The sector still offers healthy returns even as pricing begins to tighten, Standard & Poor’s said in a new report

“Opportunities in the U.S. mortgage business have provided reinsurers with some respite from deteriorating business conditions in traditional property/casualty reinsurance lines,” the S&P report noted. “The returns in the mortgage reinsurance business have been fairly healthy, which attracts an increasing number of players in the hopes of benefiting from still-decent margins helped by favorable macroeconomic conditions and thereby diversifying their business profile.”

Standard & Poors said that risk-adjusted returns will face some pressures as the market matures, participating insurers and reinsurers increase and the credit risk profile expands.

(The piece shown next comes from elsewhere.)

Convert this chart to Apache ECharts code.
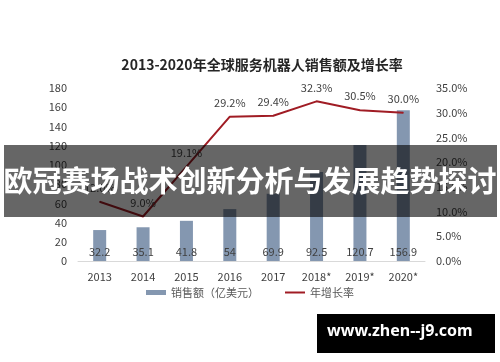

But it sees solid returns in the months ahead, particularly for insurers and reinsurers that “participated early and built a portfolio of reinsurance deals” in the space.

Late-comers will have a harder time of generating similar margins, S&P said, but it said that the possibility remains.

Here are some additional report findings:

  • Demand for mortgage reinsurance remains healthy, in part, because of government-sponsored entities such as Fannie Mae, Freddie Mac and GSEs, all of which have mandates to involve private capital to reduce taxpayers’ exposure. This trend has increased in recent years, according to the report.
  • Risk adjusted returns to mortgage reinsurance offerings from Freddie Mac could be affected by factors such as the tranche structure and reference mortgage pool carve-out.
  • S& P predicts that the hike in the number of insurers and reinsurers willing to provide capacity should be enough to maintain downward pressure on premium rates, even as the underlying mortgages continue to perform well.
  • Mortgages from after 2008 have performed better than historical norms, and S&P expects this trend to continue for recent mortgages even with a slight spike in the number of mortgages with higher loan-to-value and lower credit scores. This, in turn will benefit both reinsurers and primary mortgage insurers, according to the report.

For this trend to continue, S&P said that risk management remains key, even as current healthy margins tighten. According to the report, reinsurers and insurers that understand the risk well and “can allocate limits by various layers and programs based on risk-reward analysis will stand to benefit despite some tightening.”

The full Ratings Direct report is called “U.S. Mortgage Reinsurance Continues to Shine, Though Pricing is Tightening.”